Written exercise: Nothing outside the range is to be copied. From the entries below, reproduce exactly the lines starting at the one with "Write the matplotlib code for this chart." and ending at the one with "67, 56, 9, 5, 12, 2, 28, 22, 40, 19]", without pictures.

=====

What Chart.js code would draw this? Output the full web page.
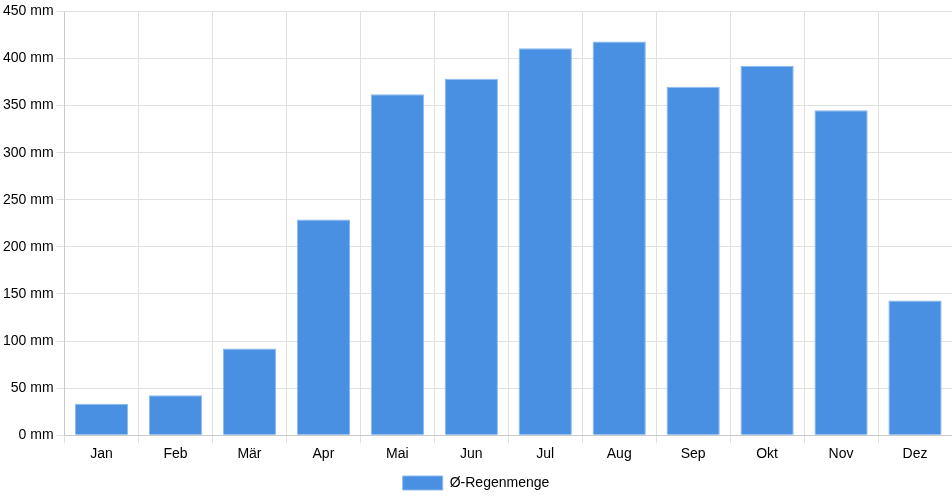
<!DOCTYPE html>
<html>
<head>
<meta charset="utf-8">
<script src="https://cdn.jsdelivr.net/npm/chart.js@4"></script>
<style>
  html, body { margin: 0; padding: 0; background: #fff; }
  #wrap { width: 952px; height: 500px; position: relative; }
</style>
</head>
<body>
<div id="wrap"><canvas id="myChart"></canvas></div>
<script>
// Monatsnamen
var months = ["Jan", "Feb", "Mär", "Apr", "Mai", "Jun", "Jul", "Aug", "Sep", "Okt", "Nov", "Dez"];
// Regenmenge in mm
var rain = [33.5, 42.5, 92, 229, 362, 378.5, 411, 418, 370, 392, 345, 143];
var seriesLabel = "Ø-Regenmenge";

Chart.defaults.font.family = "'Liberation Sans', Arial, sans-serif";
Chart.defaults.font.size = 14;
Chart.defaults.color = "#000";

var ctx = document.getElementById("myChart").getContext("2d");
var chart = new Chart(ctx, {
    type: "bar",
    data: {
        labels: months,
        datasets: [
            {
                label: seriesLabel,
                data: rain,
                backgroundColor: "rgba(74, 144, 226, 1)",
                borderColor: "rgba(140, 185, 240, 1)",
                borderWidth: 1
            }
        ]
    },
    options: {
        responsive: true,
        maintainAspectRatio: false,
        animation: false,
        layout: { padding: { top: 5 } },
        plugins: {
            legend: {
                position: "bottom",
                labels: { boxWidth: 40, boxHeight: 14, padding: 10 }
            },
            tooltip: { enabled: false }
        },
        scales: {
            x: {
                grid: { color: "#e0e0e0" },
                ticks: { padding: 3 }
            },
            y: {
                min: 0,
                max: 450,
                grid: { color: "#e0e0e0" },
                ticks: {
                    stepSize: 50,
                    callback: function (v) { return v + " mm"; }
                }
            }
        }
    }
});
</script>
</body>
</html>
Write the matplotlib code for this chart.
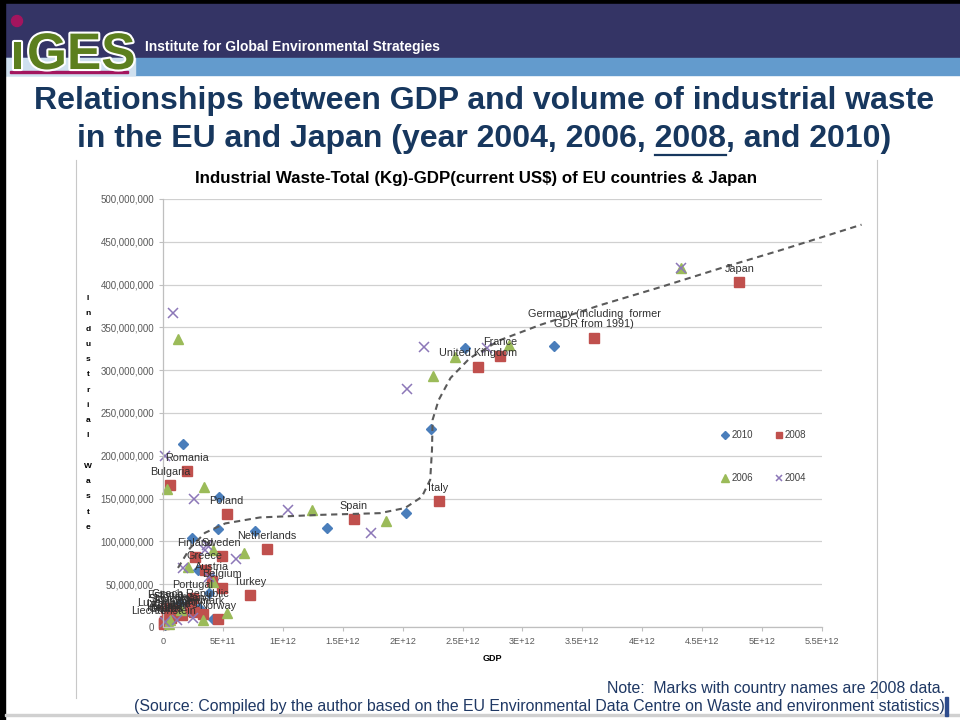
import matplotlib
matplotlib.use('Agg')
import numpy as np
import matplotlib.pyplot as plt
from matplotlib.patches import Rectangle, Circle
import matplotlib.patheffects as pe

plt.rcParams['font.family'] = ['Liberation Sans', 'DejaVu Sans']

# GDP in 1E+12 current US$, industrial waste in million kg
gdp_2010 = [0.167, 0.47, 0.24, 0.46, 0.77, 1.37, 2.03, 2.24, 2.52, 3.26,
            0.29, 0.42, 0.42, 0.05, 0.10, 0.02, 0.14, 0.30, 0.38, 0.21]
waste_2010 = [214, 152, 104, 115, 112, 116, 133, 231, 326, 328,
              67, 56, 9, 5, 12, 2, 28, 22, 40, 19]

names_2008 = ['Japan', 'Germany (including  former\nGDR from 1991)', 'France', 'United Kingdom',
              'Italy', 'Spain', 'Netherlands', 'Turkey', 'Poland', 'Romania', 'Bulgaria',
              'Finland', 'Sweden', 'Greece', 'Austria', 'Belgium', 'Portugal',
              'Czech Republic', 'Denmark', 'Norway', 'Estonia', 'Slovakia', 'Slovenia',
              'Luxembourg', 'Lithuania', 'Latvia', 'Hungary', 'Ireland', 'Cyprus', 'Malta',
              'Iceland', 'Croatia', 'Liechtenstein']
gdp_2008 = [4.81, 3.60, 2.81, 2.63, 2.30, 1.59, 0.87, 0.73, 0.53, 0.20, 0.058,
            0.27, 0.49, 0.35, 0.41, 0.49, 0.25, 0.225, 0.33, 0.46, 0.024, 0.098, 0.054,
            0.04, 0.047, 0.034, 0.155, 0.26, 0.025, 0.008, 0.017, 0.07, 0.005]
waste_2008 = [403, 338, 317, 304, 147, 126, 91, 37, 132, 182, 166,
              82, 83, 67, 54, 46, 34, 23, 15, 9, 22, 20, 17,
              13, 11, 9, 14, 18, 6, 5, 7, 10, 3]

gdp_2006 = [0.125, 0.03, 0.34, 0.68, 1.24, 1.86, 2.25, 2.44, 2.89, 4.32,
            0.21, 0.42, 0.42, 0.53, 0.33, 0.06, 0.15, 0.05]
waste_2006 = [336, 161, 164, 86, 137, 124, 293, 315, 329, 419,
              70, 90, 53, 16, 8, 8, 20, 3]

gdp_2004 = [0.08, 0.02, 0.26, 1.04, 1.74, 0.61, 2.04, 2.18, 2.70, 4.32,
            0.35, 0.37, 0.17, 0.25, 0.015, 0.12, 0.38]
waste_2004 = [367, 200, 150, 137, 110, 80, 278, 327, 326, 419,
              90, 96, 69, 10, 6, 8, 58]

# hand-drawn dashed guide line
trend_gdp = [0.125, 0.225, 0.35, 0.52, 0.81, 1.31, 1.81, 2.02, 2.16, 2.23, 2.245,
             2.25, 2.30, 2.40, 2.56, 2.81, 3.15, 3.65, 4.15, 4.65, 5.15, 5.83]
trend_waste = [69, 92, 110, 121, 128, 131, 133, 139, 152, 172, 207,
               242, 265, 291, 314, 335, 353, 376, 397, 419, 440, 470]

x_ticks = [0, 0.5, 1, 1.5, 2, 2.5, 3, 3.5, 4, 4.5, 5, 5.5]
x_tick_labels = ['0', '5E+11', '1E+12', '1.5E+12', '2E+12', '2.5E+12', '3E+12',
                 '3.5E+12', '4E+12', '4.5E+12', '5E+12', '5.5E+12']
y_ticks = [0, 50, 100, 150, 200, 250, 300, 350, 400, 450, 500]

T = 1e12
M = 1e6
NARROW = ['Liberation Sans Narrow', 'Liberation Sans']

fig = plt.figure(figsize=(9.6, 7.2), dpi=100)

# slide background in pixel coordinates
bg = fig.add_axes([0, 0, 1, 1], zorder=0)
bg.set_xlim(0, 960)
bg.set_ylim(720, 0)
bg.axis('off')

bg.add_patch(Rectangle((0, 0), 960, 4, color='black'))
bg.add_patch(Rectangle((0, 4), 960, 54, color='#343465'))
bg.add_patch(Rectangle((0, 58), 960, 17, color='#639BCD'))
bg.add_patch(Rectangle((5, 58), 130, 17, color='#CFE0EF'))
bg.add_patch(Rectangle((0, 0), 5, 720, color='black'))
bg.add_patch(Rectangle((5, 714), 955, 2, color='#D0D0D0'))
bg.add_patch(Rectangle((945, 697), 3, 19, color='#2E4C8C'))

# logo
glow = [pe.withStroke(linewidth=3, foreground='white')]
bg.text(10, 69, '\u0131', fontsize=37, fontweight='bold', color='#5C7F1E',
        family=NARROW, va='baseline', path_effects=glow)
bg.text(27, 69, 'GES', fontsize=37, fontweight='bold', color='#5C7F1E',
        family=NARROW, va='baseline', path_effects=glow)
bg.add_patch(Circle((17, 21), 5.5, color='#A3155E'))
bg.add_patch(Rectangle((10, 71), 118, 2, color='#A3155E'))
bg.text(145, 47, 'Institute for Global Environmental Strategies', fontsize=10,
        fontweight='bold', color='white', va='center')

# slide title
title_kw = dict(fontsize=23, fontweight='bold', color='#17375E', ha='center', va='center')
bg.text(484, 101, 'Relationships between GDP and volume of industrial waste', **title_kw)
line2 = 'in the EU and Japan (year 2004, 2006, 2008, and 2010)'
t2 = bg.text(484, 139, line2, **title_kw)

# chart frame
bg.plot([76, 76], [160, 698], color='#C8C8C8', lw=0.8)
bg.plot([877, 877], [160, 698], color='#C8C8C8', lw=0.8)

bg.text(476, 178, 'Industrial Waste-Total (Kg)-GDP(current US$) of EU countries & Japan',
        fontsize=12.2, fontweight='bold', color='black', ha='center', va='center')
bg.text(88, 413, '\n'.join('Industrial Waste'), fontsize=6, fontweight='bold',
        ha='center', va='center', linespacing=2.65, color='black')

note_kw = dict(fontsize=11.4, color='#1F3864', ha='right', va='center', family=NARROW)
bg.text(945, 688, 'Note:  Marks with country names are 2008 data.', **note_kw)
bg.text(945, 707, '(Source: Compiled by the author based on the EU Environmental Data Centre '
        'on Waste and environment statistics)', **note_kw)

# chart
ax = fig.add_axes([163 / 960, 93 / 720, 659 / 960, 428 / 720], zorder=2)
ax.patch.set_alpha(0)
ax.set_xlim(0, 5.5 * T)
ax.set_ylim(0, 500 * M)

h10, = ax.plot(np.array(gdp_2010) * T, np.array(waste_2010) * M, 'D', ms=5.5, color='#4A7EBB',
               mec='#4A7EBB', label='2010', clip_on=False)
h08, = ax.plot(np.array(gdp_2008) * T, np.array(waste_2008) * M, 's', ms=7, color='#C0504D',
               mec='#C0504D', label='2008', clip_on=False)
h06, = ax.plot(np.array(gdp_2006) * T, np.array(waste_2006) * M, '^', ms=7.5, color='#9BBB59',
               mec='#9BBB59', label='2006', clip_on=False)
h04, = ax.plot(np.array(gdp_2004) * T, np.array(waste_2004) * M, 'x', ms=7, mew=1.1,
               color='#8C77B8', label='2004', clip_on=False)

ax.plot(np.array(trend_gdp) * T, np.array(trend_waste) * M, color='#5A5A5A', lw=1.5,
        ls=(0, (3, 2.2)), clip_on=False, zorder=3)

for name, g, w in zip(names_2008, gdp_2008, waste_2008):
    ax.annotate(name, (g * T, w * M), xytext=(0, 6), textcoords='offset points',
                ha='center', va='bottom', fontsize=7.8, color='#303030',
                linespacing=1.0, annotation_clip=False, zorder=4)

ax.set_xticks(np.array(x_ticks) * T)
ax.set_xticklabels(x_tick_labels, family=NARROW)
ax.set_yticks(np.array(y_ticks) * M)
ax.set_yticklabels(['{:,}'.format(int(v * M)) for v in y_ticks])
ax.tick_params(axis='both', labelsize=7, labelcolor='#595959', color='#BFBFBF',
               length=3, width=0.8)
ax.tick_params(axis='x', pad=4, labelsize=6.6)
ax.grid(axis='y', color='#D0D0D0', lw=0.9)
ax.set_axisbelow(True)
for s in ['top', 'right']:
    ax.spines[s].set_visible(False)
for s in ['left', 'bottom']:
    ax.spines[s].set_color('#BFBFBF')
    ax.spines[s].set_linewidth(0.9)
ax.set_xlabel('GDP', fontsize=6.5, fontweight='bold', labelpad=6)

ax.legend([h10, h06, h08, h04], ['2010', '2006', '2008', '2004'],
          loc='center', bbox_to_anchor=(0.912, 0.398), ncol=2, frameon=False,
          fontsize=7, markerscale=0.7, handlelength=0.8, handletextpad=0.2,
          labelspacing=3.4, columnspacing=2.3, labelcolor='#404040')

# underline "2008" in the slide title
fig.canvas.draw()
r = fig.canvas.get_renderer()
full = t2.get_window_extent(r)
tmp1 = bg.text(0, 0, 'in the EU and Japan (year 2004, 2006, 2008', **title_kw)
tmp2 = bg.text(0, 0, '2008', **title_kw)
w1 = tmp1.get_window_extent(r).width
w2 = tmp2.get_window_extent(r).width
tmp1.remove()
tmp2.remove()
x_end = full.x0 + w1
bg.plot([x_end - w2, x_end], [155, 155], color='#17375E', lw=1.6)

fig.savefig('out.png', dpi=100)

=====

Task solution:
Write the matplotlib code for this chart.
import matplotlib
matplotlib.use('Agg')
import numpy as np
import matplotlib.pyplot as plt
from matplotlib.patches import Rectangle, Circle
import matplotlib.patheffects as pe

plt.rcParams['font.family'] = ['Liberation Sans', 'DejaVu Sans']

# GDP in 1E+12 current US$, industrial waste in million kg
gdp_2010 = [0.167, 0.47, 0.24, 0.46, 0.77, 1.37, 2.03, 2.24, 2.52, 3.26,
            0.29, 0.42, 0.42, 0.05, 0.10, 0.02, 0.14, 0.30, 0.38, 0.21]
waste_2010 = [214, 152, 104, 115, 112, 116, 133, 231, 326, 328,
              67, 56, 9, 5, 12, 2, 28, 22, 40, 19]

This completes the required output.